Quelle étrange – et imparfaite – oeuvre que cette série Cursed, une nouvelle version de la légende d’Arthur et d’Excalibur, l’épée permettant de devenir roi d’Angleterre. Avec une déclinaison résolument plus moderne et féministe, Netflix propose un produit télévisuel intrigant, mais dont les ficelles sont parfois grossières.
Dans une Angleterre libérée depuis un certain temps de l’Empire romain, voilà que les Fey, peuples en apparences autochtones, avec leur forte diversité et leurs pouvoirs magiques, sont pourchassés et massacrés par les troupes de l’Église catholique, emmenés par le cruel père Carden et son mystérieux (et dangereux) Moine pleureur. Au même moment, le roi Uther Pendragon, indécis et lâche, est incapable de contenir les troupes de l’Église, les Paladins rouges.
C’est justement en fuyant son village incendié par les paladins que Nimue, une jeune femme appelée à devenir la Dame du Lac dans la légende arthurienne, et qui était déjà ostracisée pour avoir survécu à une attaque de démon dans son enfance, mettra la main sur une épée magique. Cette épée, Excalibur, lui est confiée par sa mère, qui lui commande d’aller la remettre à Merlin l’enchanteur.
En chemin, Nimue rencontrera Arthur, ici un mercenaire relativement brave, mais sans le sou, et sans véritable honneur, qui veut venger comme il peut la mémoire de son père, tué par des bandits pour une broutille.
Tous nos principaux acteurs géopolitiques d’une Angleterre faible et déchirée – les Fey déracinés qui cherchent à se regrouper autour d’un symbole ancestral de pouvoir, Uther Pendragon désireux d’asseoir son autorité, l’Église cherchant à toujours accroître son pouvoir, et même un roi viking cherchant à détrôner Uther – voudront mettre la main sur Excalibur. Y compris Merlin, ici sans pouvoirs, mais rusé comme un renard, qui souhaite lui aussi acquérir l’épée, mais pour la détruire, cette fois.

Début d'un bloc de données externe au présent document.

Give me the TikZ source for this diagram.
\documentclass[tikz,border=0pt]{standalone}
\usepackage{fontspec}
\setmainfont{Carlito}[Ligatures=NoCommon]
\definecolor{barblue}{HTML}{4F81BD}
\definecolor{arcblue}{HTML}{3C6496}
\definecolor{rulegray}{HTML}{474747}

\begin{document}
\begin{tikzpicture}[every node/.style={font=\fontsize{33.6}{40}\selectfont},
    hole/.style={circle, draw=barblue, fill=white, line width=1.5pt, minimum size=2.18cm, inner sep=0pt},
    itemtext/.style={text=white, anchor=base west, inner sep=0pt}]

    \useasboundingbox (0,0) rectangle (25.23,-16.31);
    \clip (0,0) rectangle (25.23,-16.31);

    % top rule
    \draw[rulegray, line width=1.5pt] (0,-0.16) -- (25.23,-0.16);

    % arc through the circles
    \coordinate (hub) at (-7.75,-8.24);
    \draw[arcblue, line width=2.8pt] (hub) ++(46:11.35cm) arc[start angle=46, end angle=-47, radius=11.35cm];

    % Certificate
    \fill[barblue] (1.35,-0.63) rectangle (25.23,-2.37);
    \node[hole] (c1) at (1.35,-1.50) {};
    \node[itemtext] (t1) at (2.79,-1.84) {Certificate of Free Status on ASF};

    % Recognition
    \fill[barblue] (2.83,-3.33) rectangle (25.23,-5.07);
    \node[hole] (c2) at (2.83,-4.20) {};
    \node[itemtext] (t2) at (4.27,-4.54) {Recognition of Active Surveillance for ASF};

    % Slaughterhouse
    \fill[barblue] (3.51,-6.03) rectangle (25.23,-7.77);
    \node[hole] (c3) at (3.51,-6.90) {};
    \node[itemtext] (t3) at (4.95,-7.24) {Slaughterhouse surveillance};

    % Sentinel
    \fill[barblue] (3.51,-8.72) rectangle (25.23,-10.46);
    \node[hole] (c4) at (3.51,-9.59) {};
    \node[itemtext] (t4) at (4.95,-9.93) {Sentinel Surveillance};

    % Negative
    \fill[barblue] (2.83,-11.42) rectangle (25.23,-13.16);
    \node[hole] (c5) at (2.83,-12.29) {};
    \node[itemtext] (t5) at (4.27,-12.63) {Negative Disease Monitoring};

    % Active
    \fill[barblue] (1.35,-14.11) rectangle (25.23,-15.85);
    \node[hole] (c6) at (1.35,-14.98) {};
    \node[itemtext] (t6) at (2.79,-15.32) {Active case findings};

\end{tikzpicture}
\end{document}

Des influences audacieuses
Tenant à la fois de Game of Thrones, du Seigneur des Anneaux et de sa propre histoire plusieurs fois centenaire, Cursed est autant plus et moins que la somme de ses parties. La série a beau être produite par Netflix, il est clair que l’entreprise américaine n’avait pas les poches aussi profondes que celles de HBO lorsqu’est venu le temps d’adapter l’oeuvre de George R.R. Martin. De fait, les décors, les personnages, les effets spéciaux… tout est en nombre limité, et il arrive, au moins une fois ou deux par épisode, que quelque chose cloche à l’écran. Cela peut-être un acteur qui joue mal, un effet d’animation à l’ordinateur qui aurait mérité plus d’amour, ou encore une ligne de dialogue qui tombe à plat.

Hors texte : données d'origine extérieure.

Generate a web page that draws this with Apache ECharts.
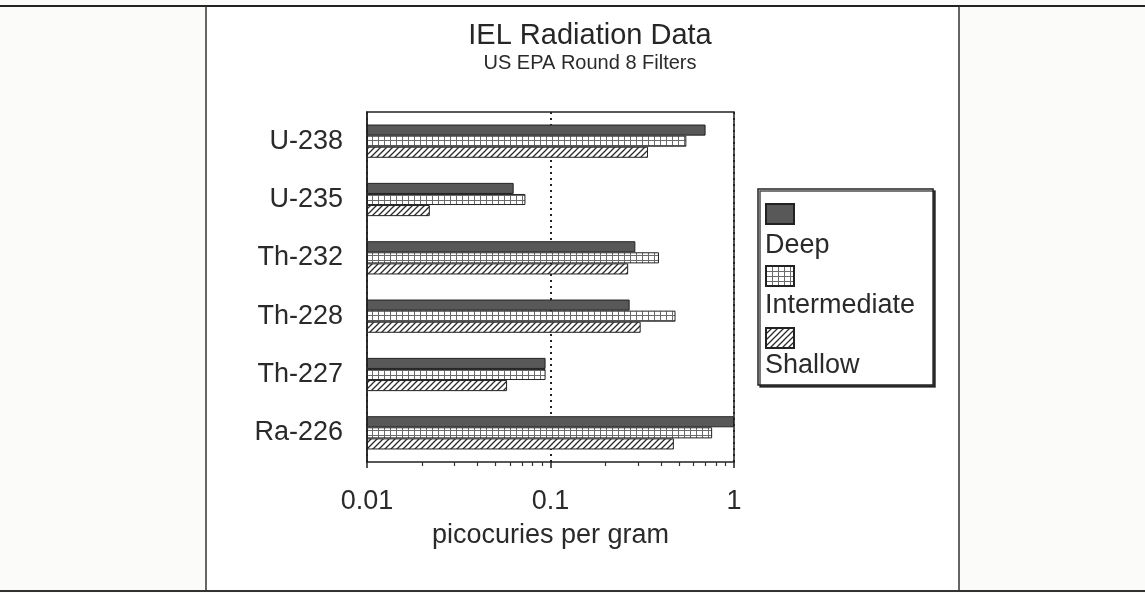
<!DOCTYPE html>
<html>
<head>
<meta charset="utf-8">
<script src="https://cdn.jsdelivr.net/npm/echarts@6/dist/echarts.min.js"></script>
<style>
  html, body { margin: 0; padding: 0; background: #fbfbf9; }
  #chart { width: 1145px; height: 593px; }
</style>
</head>
<body>
<div id="chart"></div>
<script>
// isotopes, top to bottom
const isotopes = ['U-238', 'U-235', 'Th-232', 'Th-228', 'Th-227', 'Ra-226'];
// picocuries per gram
const deep = [0.70, 0.063, 0.29, 0.27, 0.094, 1.0];
const intermediate = [0.55, 0.073, 0.39, 0.48, 0.094, 0.76];
const shallow = [0.34, 0.022, 0.265, 0.31, 0.058, 0.47];
const majorTicks = [0.01, 0.1, 1];
const minorTicks = [0.02, 0.03, 0.04, 0.05, 0.06, 0.07, 0.08, 0.09,
                    0.2, 0.3, 0.4, 0.5, 0.6, 0.7, 0.8, 0.9];

const font = 'Liberation Sans, Arial, sans-serif';

// small canvas fills for the grid and hatch bars
function gridPattern() {
    let c = document.createElement('canvas');
    c.width = 6; c.height = 5;
    let g = c.getContext('2d');
    g.fillStyle = '#fff';
    g.fillRect(0, 0, 6, 5);
    g.fillStyle = '#6a6a6a';
    g.fillRect(0, 0, 1, 5);
    g.fillRect(0, 0, 6, 1);
    return { image: c, repeat: 'repeat' };
}
function hatchPattern() {
    let c = document.createElement('canvas');
    c.width = 6; c.height = 6;
    let g = c.getContext('2d');
    g.fillStyle = '#fff';
    g.fillRect(0, 0, 6, 6);
    g.strokeStyle = '#2a2a2a';
    g.lineWidth = 1.3;
    g.beginPath();
    g.moveTo(-1, 7); g.lineTo(7, -1);
    g.moveTo(-1, 1); g.lineTo(1, -1);
    g.moveTo(5, 7); g.lineTo(7, 5);
    g.stroke();
    return { image: c, repeat: 'repeat' };
}

let chart = echarts.init(document.getElementById('chart'));

let option = {
    backgroundColor: '#fbfbf9',
    animation: false,
    title: {
        text: 'IEL Radiation Data',
        subtext: 'US EPA Round 8 Filters',
        left: 585,
        top: 16,
        textAlign: 'center',
        itemGap: 3,
        textStyle: { fontFamily: font, fontSize: 29, fontWeight: 'normal', color: '#262626' },
        subtextStyle: { fontFamily: font, fontSize: 20, color: '#2a2a2a' }
    },
    legend: [
        // text part, its box is the legend frame
        {
            orient: 'vertical',
            left: 758,
            top: 189,
            padding: [42, 18, 4, 2],
            itemGap: 30,
            itemWidth: 0,
            itemHeight: 20,
            icon: 'none',
            selectedMode: false,
            backgroundColor: '#fff',
            borderColor: '#222',
            borderWidth: 1.5,
            borderRadius: 0,
            shadowColor: 'rgba(0,0,0,0.7)',
            shadowOffsetX: 2,
            shadowOffsetY: 2,
            textStyle: { fontFamily: font, fontSize: 27, color: '#2a2a2a', lineHeight: 30 },
            data: ['Deep', 'Intermediate', 'Shallow']
        },
        // icon part
        {
            orient: 'vertical',
            left: 765,
            top: 203,
            padding: 0,
            itemGap: 40,
            itemWidth: 28,
            itemHeight: 20,
            icon: 'rect',
            selectedMode: false,
            formatter: () => '',
            data: ['Deep', 'Intermediate', 'Shallow']
        }
    ],
    graphic: [
        { type: 'line', shape: { x1: 0, y1: 6, x2: 1145, y2: 6 }, style: { stroke: '#222', lineWidth: 2 } },
        { type: 'line', shape: { x1: 0, y1: 591, x2: 1145, y2: 591 }, style: { stroke: '#333', lineWidth: 2 } },
        { type: 'line', shape: { x1: 206, y1: 6, x2: 206, y2: 591 }, style: { stroke: '#333', lineWidth: 1.5 } },
        { type: 'line', shape: { x1: 959, y1: 6, x2: 959, y2: 591 }, style: { stroke: '#333', lineWidth: 1.5 } },
        { type: 'rect', shape: { x: 207, y: 7, width: 751, height: 583 }, style: { fill: '#fff' }, z: -1 }
    ],
    grid: {
        left: 367,
        right: 411,
        top: 112,
        bottom: 131,
        show: true,
        borderColor: '#222',
        borderWidth: 1.5
    },
    xAxis: [
        {
            type: 'log',
            logBase: 10,
            min: 0.01,
            max: 1,
            startValue: 0.01,
            name: 'picocuries per gram',
            nameLocation: 'middle',
            nameGap: 60,
            nameTextStyle: { fontFamily: font, fontSize: 27, color: '#2a2a2a' },
            axisLine: { lineStyle: { color: '#222', width: 1.5 } },
            axisTick: { show: true, length: 6, lineStyle: { color: '#222', width: 1.5 } },
            axisLabel: {
                fontFamily: font, fontSize: 27, color: '#2a2a2a', margin: 26,
                customValues: majorTicks,
                formatter: v => String(v)
            },
            splitLine: { show: true, lineStyle: { color: '#222', type: [2, 4], width: 2 } }
        },
        {
            type: 'log',
            logBase: 10,
            min: 0.01,
            max: 1,
            position: 'bottom',
            axisLine: { show: false },
            axisTick: { show: true, length: 4, customValues: minorTicks, lineStyle: { color: '#333', width: 1.2 } },
            axisLabel: { show: false },
            splitLine: { show: false }
        }
    ],
    yAxis: {
        type: 'category',
        inverse: true,
        data: isotopes,
        axisLine: { lineStyle: { color: '#222', width: 1.5 } },
        axisTick: { length: 5, lineStyle: { color: '#222', width: 1.5 } },
        axisLabel: { fontFamily: font, fontSize: 27, color: '#2a2a2a', margin: 24 }
    },
    series: [
        {
            name: 'Deep',
            type: 'bar',
            data: deep,
            barGap: '0%',
            barCategoryGap: '43%',
            itemStyle: { color: '#585858', borderColor: '#222', borderWidth: 1 }
        },
        {
            name: 'Intermediate',
            type: 'bar',
            data: intermediate,
            itemStyle: { color: gridPattern(), borderColor: '#222', borderWidth: 1 }
        },
        {
            name: 'Shallow',
            type: 'bar',
            data: shallow,
            itemStyle: { color: hatchPattern(), borderColor: '#222', borderWidth: 1 }
        }
    ]
};

chart.setOption(option);
</script>
</body>
</html>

Cela étant dit, les créateurs de la série, dont Frank Miller, responsable des romans graphiques Sin City, 300 et Batman: Dark Knight, entre autres classiques, s’en donnent à coeur joie pour faire de la série un maelstrom d’influences, de références mythologiques et de personnages aux destins qui s’entrechoquent. Ce n’est pas seulement Arthur, pur et noble, qui retire Excalibur d’un rocher. C’est une femme incarnant la lutte des premiers peuples, dans une référence évidente au combat contre les ravages contre le colonialisme; c’est une distribution diverse, avec des acteurs blancs, noirs, hispaniques et asiatiques, le tout dans l’Angleterre médiévale; c’est la Table ronde, oui, mais aussi des divinités galloises, des références aux religions dites païennes…; c’est une réflexion sur l’idéologie religieuse extrême, sur le fanatisme menant à la violence et au génocide. Et c’est aussi une histoire sympathique mêlant magiciens, monstres et humains ordinaires.

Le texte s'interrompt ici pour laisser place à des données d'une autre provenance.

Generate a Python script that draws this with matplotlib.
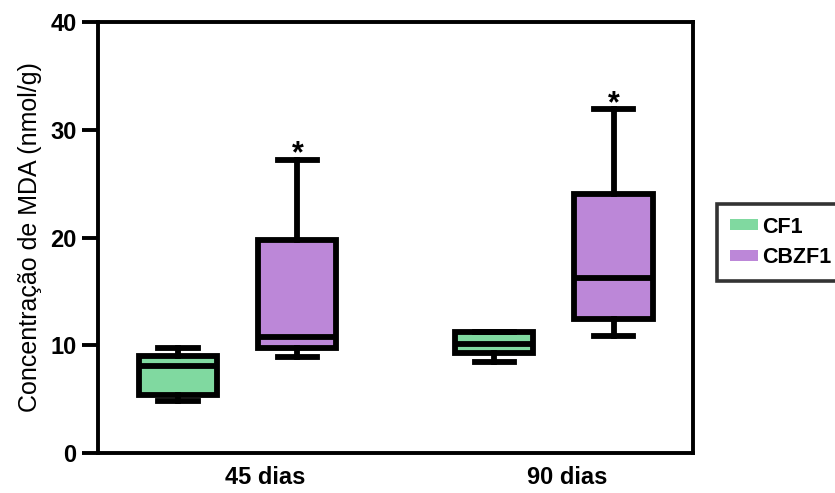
import matplotlib
matplotlib.use("Agg")
import matplotlib.pyplot as plt
from matplotlib.patches import Patch

plt.rcParams['font.family'] = ['Liberation Sans', 'DejaVu Sans']

groups = ["45 dias", "90 dias"]
series = ["CF1", "CBZF1"]
colors = ["#80d9a0", "#bc87d8"]

# box stats per series per group: whislo, q1, med, q3, whishi
cf1_whislo = [4.8, 8.45]
cf1_q1 = [5.4, 9.3]
cf1_med = [8.1, 10.1]
cf1_q3 = [9.0, 11.2]
cf1_whishi = [9.7, 11.2]

cbzf1_whislo = [8.95, 10.9]
cbzf1_q1 = [9.7, 12.4]
cbzf1_med = [10.75, 16.2]
cbzf1_q3 = [19.75, 24.0]
cbzf1_whishi = [27.2, 31.9]

star_labels = ["*", "*"]

fig = plt.figure(figsize=(8.35, 4.93), dpi=100)
ax = fig.add_axes([0.1174, 0.0811, 0.7126, 0.8743])

offset = 0.189
width = 0.247
lw = 4.2
label_shift = [0.086, 0.042]

def stats(lo, q1, med, q3, hi):
    return [dict(whislo=lo[i], q1=q1[i], med=med[i], q3=q3[i], whishi=hi[i], fliers=[])
            for i in range(len(lo))]

all_stats = [stats(cf1_whislo, cf1_q1, cf1_med, cf1_q3, cf1_whishi),
             stats(cbzf1_whislo, cbzf1_q1, cbzf1_med, cbzf1_q3, cbzf1_whishi)]

for s, (st, col) in enumerate(zip(all_stats, colors)):
    pos = [g + 1 + (offset if s == 1 else -offset) for g in range(len(groups))]
    ax.bxp(st, positions=pos, widths=width, patch_artist=True, showfliers=False,
           boxprops=dict(facecolor=col, edgecolor='black', linewidth=lw),
           medianprops=dict(color='black', linewidth=lw),
           whiskerprops=dict(color='black', linewidth=lw),
           capprops=dict(color='black', linewidth=lw),
           capwidths=width * 0.5, manage_ticks=False)

for g in range(len(groups)):
    ax.text(g + 1 + offset, cbzf1_whishi[g] - 0.25, star_labels[g], ha='center', va='baseline',
            fontsize=22, fontweight='bold')

ax.set_xlim(0.558, 2.4407)
ax.set_ylim(0, 40)
ax.set_yticks([0, 10, 20, 30, 40])
ax.set_xticks([g + 1 + label_shift[g] for g in range(len(groups))])
ax.set_xticklabels(groups, fontsize=17, fontweight='bold')
for lab in ax.get_yticklabels():
    lab.set_fontweight('bold')
    lab.set_fontsize(17)
ax.tick_params(axis='x', length=0, pad=9)
ax.tick_params(axis='y', length=11.5, width=2.8, pad=4)
for sp in ax.spines.values():
    sp.set_linewidth(2.8)
ax.set_ylabel("Concentração de MDA (nmol/g)", fontsize=18, labelpad=6)

handles = [Patch(facecolor=c, edgecolor='none', label=l) for c, l in zip(colors, series)]
leg = fig.legend(handles=handles, loc='upper left', bbox_to_anchor=(0.8587, 0.587),
                 borderaxespad=0.0,
                 frameon=True, fancybox=False, edgecolor='black',
                 handlelength=1.3, handleheight=0.42, handletextpad=0.2, borderpad=0.6,
                 labelspacing=0.45, prop=dict(weight='bold', size=15.5))
leg.get_frame().set_linewidth(2.6)

fig.savefig("out.png", dpi=100)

On aurait certainement apprécié que le féminisme des personnages principaux soit encore plus renforcé – on a parfois l’impression que l’émancipation n’a été accomplie qu’à moitié, notamment, et que les hommes sont encore nécessaires pour sauver la mise –, mais dans l’ensemble, Cursed est un divertissement qui… eh bien, qui divertit! Ni une grande oeuvre, ni un ratage, la série se laisse écouter, et on se prend à attendre la suite avec impatience.